Warner Bros. has officially put a new ”Westworld” feature film into development, handing the script to David Koepp, the writer behind ”Jurassic Park.” The Westworld reboot revives the 1973 movie about a Wild West theme park filled with robots, where paying guests can do whatever they like until the machines stop cooperating and start killing the visitors. Hollywood loves a do-over, but in this case the studio is digging up a title that already became a TV franchise, which makes the reboot feel less like nostalgia and more like a bet that the brand still has mileage.

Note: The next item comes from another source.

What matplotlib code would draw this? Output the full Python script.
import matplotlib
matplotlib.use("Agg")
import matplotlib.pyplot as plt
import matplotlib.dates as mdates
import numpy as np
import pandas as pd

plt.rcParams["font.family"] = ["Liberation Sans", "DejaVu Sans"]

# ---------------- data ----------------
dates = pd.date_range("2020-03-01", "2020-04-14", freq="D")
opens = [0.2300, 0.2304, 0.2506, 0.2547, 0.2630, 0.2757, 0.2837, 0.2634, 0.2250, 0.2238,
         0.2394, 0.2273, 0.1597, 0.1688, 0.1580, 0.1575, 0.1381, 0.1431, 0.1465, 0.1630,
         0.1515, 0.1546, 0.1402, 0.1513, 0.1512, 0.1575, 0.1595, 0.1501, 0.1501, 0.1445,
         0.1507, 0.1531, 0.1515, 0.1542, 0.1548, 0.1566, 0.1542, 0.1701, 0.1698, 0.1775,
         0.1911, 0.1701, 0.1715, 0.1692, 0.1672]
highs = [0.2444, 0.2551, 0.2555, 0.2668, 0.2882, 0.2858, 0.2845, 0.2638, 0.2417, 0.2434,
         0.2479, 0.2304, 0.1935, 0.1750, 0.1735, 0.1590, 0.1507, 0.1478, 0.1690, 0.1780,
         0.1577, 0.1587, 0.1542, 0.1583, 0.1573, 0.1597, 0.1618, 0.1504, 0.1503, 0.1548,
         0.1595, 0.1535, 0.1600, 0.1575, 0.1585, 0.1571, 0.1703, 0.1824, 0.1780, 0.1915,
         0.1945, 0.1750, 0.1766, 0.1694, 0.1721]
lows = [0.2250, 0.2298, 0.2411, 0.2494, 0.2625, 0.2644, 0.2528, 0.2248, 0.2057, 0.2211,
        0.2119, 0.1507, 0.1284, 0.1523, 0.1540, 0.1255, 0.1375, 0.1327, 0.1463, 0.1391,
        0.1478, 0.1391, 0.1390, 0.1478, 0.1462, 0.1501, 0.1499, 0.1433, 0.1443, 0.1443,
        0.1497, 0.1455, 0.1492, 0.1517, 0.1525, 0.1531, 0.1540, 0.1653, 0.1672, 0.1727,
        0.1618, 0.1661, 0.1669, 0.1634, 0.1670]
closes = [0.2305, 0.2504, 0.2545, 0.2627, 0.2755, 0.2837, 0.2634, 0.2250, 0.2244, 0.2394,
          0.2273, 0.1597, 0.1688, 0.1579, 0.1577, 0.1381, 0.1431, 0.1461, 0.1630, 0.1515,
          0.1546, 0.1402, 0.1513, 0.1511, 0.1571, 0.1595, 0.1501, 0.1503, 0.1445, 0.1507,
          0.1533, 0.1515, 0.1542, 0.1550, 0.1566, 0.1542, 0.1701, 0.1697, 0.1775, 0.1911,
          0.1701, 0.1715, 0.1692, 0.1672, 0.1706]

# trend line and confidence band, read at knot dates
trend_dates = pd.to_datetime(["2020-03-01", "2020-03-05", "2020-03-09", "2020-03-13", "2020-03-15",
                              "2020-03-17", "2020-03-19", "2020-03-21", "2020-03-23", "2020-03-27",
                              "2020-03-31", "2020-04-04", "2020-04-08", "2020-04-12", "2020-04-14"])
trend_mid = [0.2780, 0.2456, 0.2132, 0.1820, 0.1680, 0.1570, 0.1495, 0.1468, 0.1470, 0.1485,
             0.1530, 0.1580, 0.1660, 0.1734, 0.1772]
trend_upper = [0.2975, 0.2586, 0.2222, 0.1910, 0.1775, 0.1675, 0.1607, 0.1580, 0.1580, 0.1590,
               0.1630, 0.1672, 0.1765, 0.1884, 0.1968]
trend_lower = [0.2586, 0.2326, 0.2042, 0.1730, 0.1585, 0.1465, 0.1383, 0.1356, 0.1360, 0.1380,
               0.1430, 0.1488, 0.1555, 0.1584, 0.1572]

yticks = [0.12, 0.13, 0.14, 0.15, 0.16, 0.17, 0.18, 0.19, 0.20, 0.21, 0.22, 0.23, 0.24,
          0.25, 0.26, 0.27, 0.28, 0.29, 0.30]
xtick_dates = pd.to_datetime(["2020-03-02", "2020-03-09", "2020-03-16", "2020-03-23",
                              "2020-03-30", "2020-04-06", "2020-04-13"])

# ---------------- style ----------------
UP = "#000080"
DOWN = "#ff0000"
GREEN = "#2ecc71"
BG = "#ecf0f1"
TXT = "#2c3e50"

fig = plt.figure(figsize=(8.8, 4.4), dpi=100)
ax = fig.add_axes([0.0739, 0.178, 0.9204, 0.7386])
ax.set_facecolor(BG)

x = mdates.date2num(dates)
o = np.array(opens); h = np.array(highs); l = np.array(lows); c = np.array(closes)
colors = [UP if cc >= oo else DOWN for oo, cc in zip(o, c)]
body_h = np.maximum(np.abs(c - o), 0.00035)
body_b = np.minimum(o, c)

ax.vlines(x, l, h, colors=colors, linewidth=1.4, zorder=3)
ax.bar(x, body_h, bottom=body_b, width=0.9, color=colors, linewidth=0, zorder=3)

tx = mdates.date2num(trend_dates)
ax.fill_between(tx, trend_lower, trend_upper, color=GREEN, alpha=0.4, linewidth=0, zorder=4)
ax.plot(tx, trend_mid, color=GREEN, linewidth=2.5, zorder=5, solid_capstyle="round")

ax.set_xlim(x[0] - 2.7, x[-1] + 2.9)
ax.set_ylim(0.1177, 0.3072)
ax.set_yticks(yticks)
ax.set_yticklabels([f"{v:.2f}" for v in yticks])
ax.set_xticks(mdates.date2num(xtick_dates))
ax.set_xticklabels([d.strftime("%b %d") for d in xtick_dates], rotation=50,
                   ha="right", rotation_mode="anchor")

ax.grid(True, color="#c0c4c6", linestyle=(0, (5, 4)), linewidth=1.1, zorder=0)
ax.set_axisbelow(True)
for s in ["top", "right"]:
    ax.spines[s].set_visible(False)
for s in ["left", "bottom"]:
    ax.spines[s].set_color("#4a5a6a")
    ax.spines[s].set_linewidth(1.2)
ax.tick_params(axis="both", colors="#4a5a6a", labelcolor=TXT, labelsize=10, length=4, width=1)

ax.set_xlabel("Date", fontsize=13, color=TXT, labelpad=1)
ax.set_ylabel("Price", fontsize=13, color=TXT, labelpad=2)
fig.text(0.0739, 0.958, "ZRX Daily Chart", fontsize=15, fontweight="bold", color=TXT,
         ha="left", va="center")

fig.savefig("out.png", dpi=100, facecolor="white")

The original film also spawned the HBO series that ran from 2016 to 2022, giving ”Westworld” a second life long after the 1973 release. That history matters: a property that can survive as both a movie and a prestige series is exactly the sort of asset studios keep recycling when they want a built-in audience without starting from zero.

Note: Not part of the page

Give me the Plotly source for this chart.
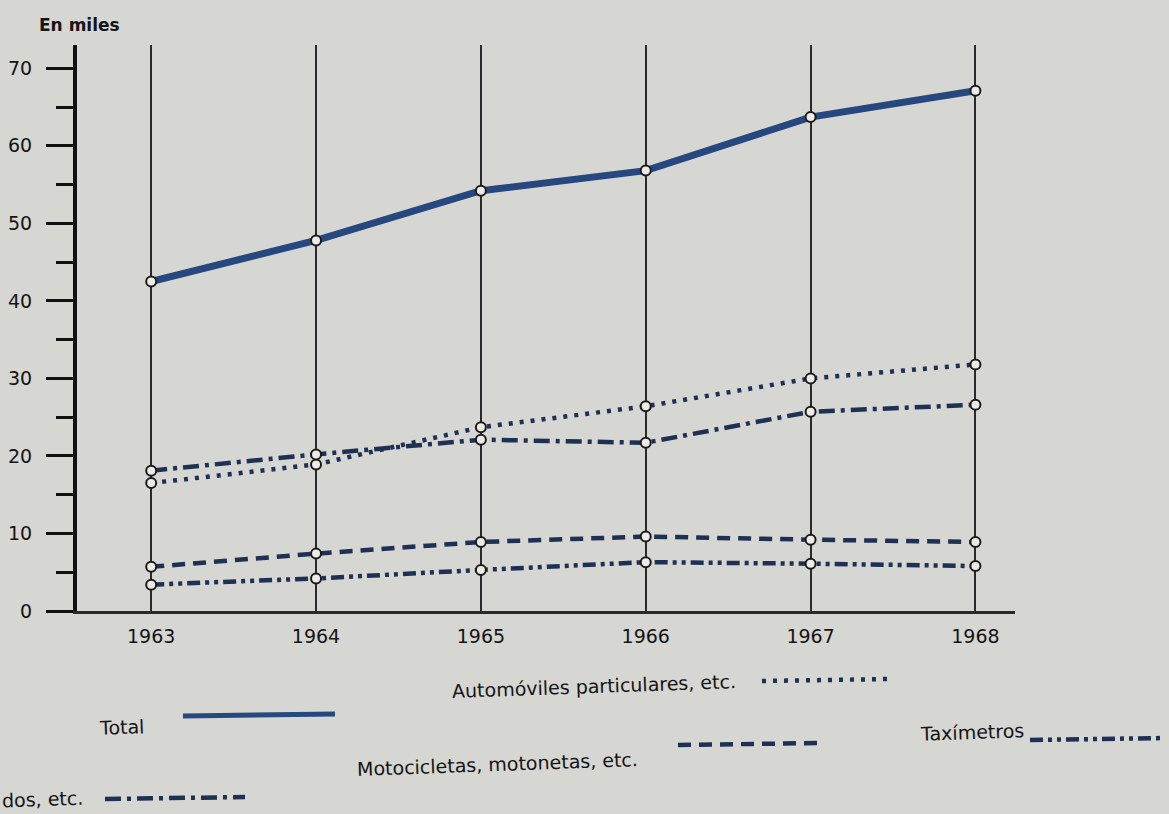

David Koepp returns to familiar territory
Koepp is a sensible hire if Warner Bros. wants the reboot to move quickly and sound expensive in the right way. He has a proven record with large-scale studio storytelling, and that usually means less fussing, more forward motion, and a script that knows how to keep a high-concept premise from collapsing under its own chrome-plated weight.
A new director is still the missing piece
According to insiders, a well-known Hollywood director is circling the project, but the name has not been revealed. That kind of early interest is typical for a property with built-in recognition, and it also hints that Warner Bros. may be trying to position the film as more than a routine franchise cash-in. Steven Spielberg had previously been interested in making a western of his own, which tells you the setting still has a pull even decades later.
What Warner Bros. is betting on
The studio is leaning on a familiar formula: a recognizable title, a proven writer, and the possibility of a marquee director to sell the package before a frame is shot. The open question is whether audiences want another pass through a park where the robots rebel, or whether the smarter move would have been to leave the gates closed and let the franchise rest for once.